In After Europe, Ivan Krastev suggests that European governments persuaded themselves that they could have what Rodrik argued was unachievable — namely, “hyperglobalisation, democracy and self-determination simultaneously,” notes the FT’s Jonathan Derbyshire. Political elites, Krastev says, have either tried to wish away the trilemma altogether or else sought to “make possible the impossible” by torturing terms like democracy and sovereignty into near-meaninglessness.
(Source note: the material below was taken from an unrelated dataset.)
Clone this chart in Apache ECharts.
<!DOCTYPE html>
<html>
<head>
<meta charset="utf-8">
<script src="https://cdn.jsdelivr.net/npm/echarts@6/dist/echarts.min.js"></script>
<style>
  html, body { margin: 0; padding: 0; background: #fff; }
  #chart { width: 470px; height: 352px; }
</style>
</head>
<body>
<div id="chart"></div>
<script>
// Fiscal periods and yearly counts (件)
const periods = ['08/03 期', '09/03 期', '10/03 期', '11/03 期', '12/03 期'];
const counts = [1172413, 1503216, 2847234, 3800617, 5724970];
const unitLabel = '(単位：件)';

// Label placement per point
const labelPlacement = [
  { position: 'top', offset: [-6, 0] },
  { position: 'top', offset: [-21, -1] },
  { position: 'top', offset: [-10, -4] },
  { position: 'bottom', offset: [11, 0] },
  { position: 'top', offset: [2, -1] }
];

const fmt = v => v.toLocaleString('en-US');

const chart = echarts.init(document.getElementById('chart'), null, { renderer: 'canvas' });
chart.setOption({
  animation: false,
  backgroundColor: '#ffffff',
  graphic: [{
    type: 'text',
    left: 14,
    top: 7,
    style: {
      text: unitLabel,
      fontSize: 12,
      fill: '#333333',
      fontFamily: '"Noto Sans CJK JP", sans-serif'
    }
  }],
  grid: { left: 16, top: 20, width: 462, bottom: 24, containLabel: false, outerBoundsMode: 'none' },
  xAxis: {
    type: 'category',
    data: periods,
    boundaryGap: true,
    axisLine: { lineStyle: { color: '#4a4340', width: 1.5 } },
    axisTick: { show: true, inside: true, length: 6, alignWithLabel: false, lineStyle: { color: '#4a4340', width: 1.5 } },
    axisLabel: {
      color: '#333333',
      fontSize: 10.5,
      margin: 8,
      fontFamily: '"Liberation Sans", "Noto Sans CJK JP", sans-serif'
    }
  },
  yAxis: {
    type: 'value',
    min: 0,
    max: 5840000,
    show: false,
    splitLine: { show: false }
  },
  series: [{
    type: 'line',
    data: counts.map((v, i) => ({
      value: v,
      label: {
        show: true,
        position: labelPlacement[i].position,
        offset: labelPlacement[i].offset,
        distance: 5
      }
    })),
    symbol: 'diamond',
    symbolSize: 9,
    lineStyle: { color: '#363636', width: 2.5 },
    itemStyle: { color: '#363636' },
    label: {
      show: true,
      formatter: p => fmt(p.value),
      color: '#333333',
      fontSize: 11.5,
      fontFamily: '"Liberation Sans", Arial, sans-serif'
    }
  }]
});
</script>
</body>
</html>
The consequences have been predictably severe, with populists of various stripes gaining ground across the EU, he writes:
The emergence over the past few years of a more confrontational style of politics, in which charismatic leadership matters more than policy and the old division between right and left matters less than that between “internationalists and nativists”, leads Krastev [right, a contributor to the National Endowment for Democracy’s Journal of Democracy] to predict that 2017 “may end up being just as consequential” as 1917, the year of the Russian revolution.
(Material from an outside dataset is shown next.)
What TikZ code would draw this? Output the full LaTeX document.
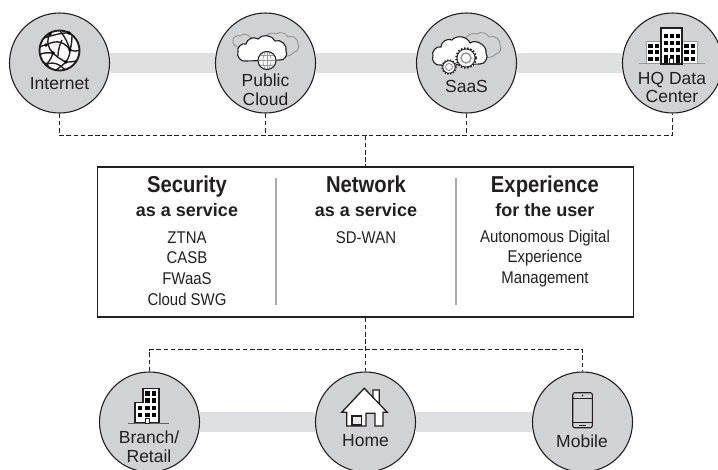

In fact, the outlook for liberal democracy in Europe looks a little less gloomy than it must have done when he was finishing the book, in the shadow of the Brexit vote and the election of Donald Trump in the US — not to mention accumulating evidence that EU member states in central and eastern Europe, Hungary and Poland in particular, are systematically flouting the principles of constitutional liberalism on which the union is built. Democratic politicians should not take what he calls the ‘powerlessness of power’ for granted. RTWT
“At the very heart of the populist challenge,” Krastev suggests, “is the struggle over the nature and obligations of elites. Unlike a century ago, today’s insurgent leaders aren’t interested in nationalizing industries. Instead, they promise to nationalize their elites. They don’t promise to save the people but to stay with them.”
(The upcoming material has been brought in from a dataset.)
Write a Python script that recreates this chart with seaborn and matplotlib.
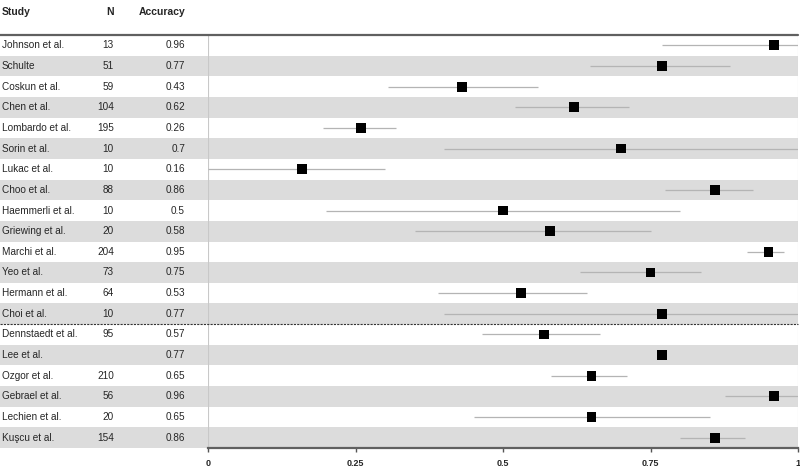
import numpy as np
import pandas as pd
import seaborn as sns
import matplotlib.pyplot as plt
import matplotlib.transforms as mtransforms

studies = ["Johnson et al.", "Schulte", "Coskun et al.", "Chen et al.", "Lombardo et al.",
           "Sorin et al.", "Lukac et al.", "Choo et al.", "Haemmerli et al.", "Griewing et al.",
           "Marchi et al.", "Yeo et al.", "Hermann et al.", "Choi et al.", "Dennstaedt et al.",
           "Lee et al.", "Ozgor et al.", "Gebrael et al.", "Lechien et al.", "Kuşcu et al."]
n_labels = ["13", "51", "59", "104", "195", "10", "10", "88", "10", "20",
            "204", "73", "64", "10", "95", "", "210", "56", "20", "154"]
acc_labels = ["0.96", "0.77", "0.43", "0.62", "0.26", "0.7", "0.16", "0.86", "0.5", "0.58",
              "0.95", "0.75", "0.53", "0.77", "0.57", "0.77", "0.65", "0.96", "0.65", "0.86"]
accuracy = [0.96, 0.77, 0.43, 0.62, 0.26, 0.70, 0.16, 0.86, 0.50, 0.58,
            0.95, 0.75, 0.53, 0.77, 0.57, 0.77, 0.65, 0.96, 0.65, 0.86]
ci_low = [0.77, 0.648, 0.305, 0.52, 0.195, 0.40, 0.0, 0.774, 0.20, 0.35,
          0.913, 0.63, 0.39, 0.40, 0.465, np.nan, 0.582, 0.877, 0.45, 0.80]
ci_high = [1.0, 0.884, 0.56, 0.713, 0.319, 1.0, 0.30, 0.923, 0.80, 0.75,
           0.977, 0.836, 0.643, 1.0, 0.665, np.nan, 0.711, 1.0, 0.85, 0.911]
split_after = 13  # dashed line between Choi and Dennstaedt
ticks = [0, 0.25, 0.5, 0.75, 1]
tick_labels = ["0", "0.25", "0.5", "0.75", "1"]

df = pd.DataFrame({"study": studies, "row": np.arange(len(studies)),
                   "acc": accuracy, "lo": ci_low, "hi": ci_high})

sns.set_style("white")
plt.rcParams["font.family"] = ["Liberation Sans", "DejaVu Sans"]

fig = plt.figure(figsize=(8, 4.67), dpi=100)
W, H = 800, 467
ax = fig.add_axes([208 / W, 19 / H, 590 / W, 413 / H])

nrows = len(studies)
left = -208 / 590  # figure's left edge in axes fraction

# striped rows across table and plot
for i in range(nrows):
    if i % 2 == 1:
        ax.axhspan(i - 0.5, i + 0.5, xmin=left, xmax=1, color="#dcdcdc", lw=0,
                   clip_on=False, zorder=0)

# confidence intervals
ci = df.dropna()
ax.hlines(ci["row"], ci["lo"], ci["hi"], color="#b4b4b4", lw=0.9, zorder=2)

sns.scatterplot(data=df, x="acc", y="row", marker="s", s=50, color="black",
                edgecolor="none", ax=ax, zorder=3, clip_on=False)

ax.set_xlim(0, 1)
ax.set_ylim(nrows - 0.5, -0.5)
ax.set_xlabel("")
ax.set_ylabel("")
ax.set_yticks([])
ax.set_xticks(ticks)
ax.set_xticklabels(tick_labels, fontsize=6.5, fontweight="bold")
ax.tick_params(axis="x", direction="out", length=3, width=1, color="#555555", pad=5,
               bottom=True)

for s in ["top", "right", "left"]:
    ax.spines[s].set_visible(False)
ax.spines["bottom"].set_color("#606060")
ax.spines["bottom"].set_linewidth(1.6)

# vertical reference lines
ax.axvline(0, color="#c8c8c8", lw=0.8, zorder=1)
ax.axvline(1, color="#d0d0d0", lw=0.8, zorder=1)

# header line and split line
ax.plot([left, 1], [1, 1], transform=ax.transAxes, color="#606060", lw=1.6,
        clip_on=False, zorder=4)
ax.plot([left, 1], [split_after + 0.5] * 2, transform=mtransforms.blended_transform_factory(
    ax.transAxes, ax.transData), color="#333333", lw=0.8, ls=(0, (2, 1)),
    clip_on=False, zorder=4)

# table text
tr = mtransforms.blended_transform_factory(ax.transAxes, ax.transData)
x_study, x_n, x_acc = (2 - 208) / 590, (114 - 208) / 590, (185 - 208) / 590
for i in range(nrows):
    ax.text(x_study, i, studies[i], transform=tr, ha="left", va="center", fontsize=7.2)
    ax.text(x_n, i, n_labels[i], transform=tr, ha="right", va="center", fontsize=7.2)
    ax.text(x_acc, i, acc_labels[i], transform=tr, ha="right", va="center", fontsize=7.2)

hy = 1 + 23 / 413
ax.text(x_study, hy, "Study", transform=ax.transAxes, ha="left", va="center",
        fontsize=7.5, fontweight="bold")
ax.text(x_n, hy, "N", transform=ax.transAxes, ha="right", va="center",
        fontsize=7.5, fontweight="bold")
ax.text(x_acc, hy, "Accuracy", transform=ax.transAxes, ha="right", va="center",
        fontsize=7.5, fontweight="bold")

plt.savefig("out.png", dpi=100)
Western Europeans tend to discount the political similarities between the parts of the continent that were once separated by the Iron Curtain, Harvard’s Yascha Mounk writes for The New Republic:
By showing that the Eastern half of the continent often acts on the same anxieties as the Western half (or indeed, the United States), Krastev makes clear just how much self-flattery is involved in that assumption. As the last months have shown, the fear of cultural loss and the desire to renationalize elites are powerful political forces in Michigan, Middlesbrough, and Mecklenburg-Vorpommern as well as in Macedonia.
But there are “multiple paths” out of the current crisis, says Diamond (right), the founding coeditor of the Journal of Democracy and the co-chair of the Research Council of the the National Endowment for Democracy‘s International Forum for Democratic Studies:
One is that there are a lot of people in these countries – and certainly Polish civil society in recent months has made that clear – who are not going to simply sit by idly and watch their freedom stolen from them. And I think the urgent imperative now for the United States both for our government – but since our government is not putting a high priority on this, I would certainly underscore our Congress – our think tank community and our civil society, we need to speak out as a country and push back against this.
And most importantly, stand in solidarity morally, diplomatically with democrats in these countries – in the Philippines, in Poland, in Venezuela, in Bangladesh and certainly in Turkey, as well as Russia – who are fighting a very brave and difficult struggle to either defend their freedom before it’s taken away or, as in the case of Russia and Venezuela, to try and recover it.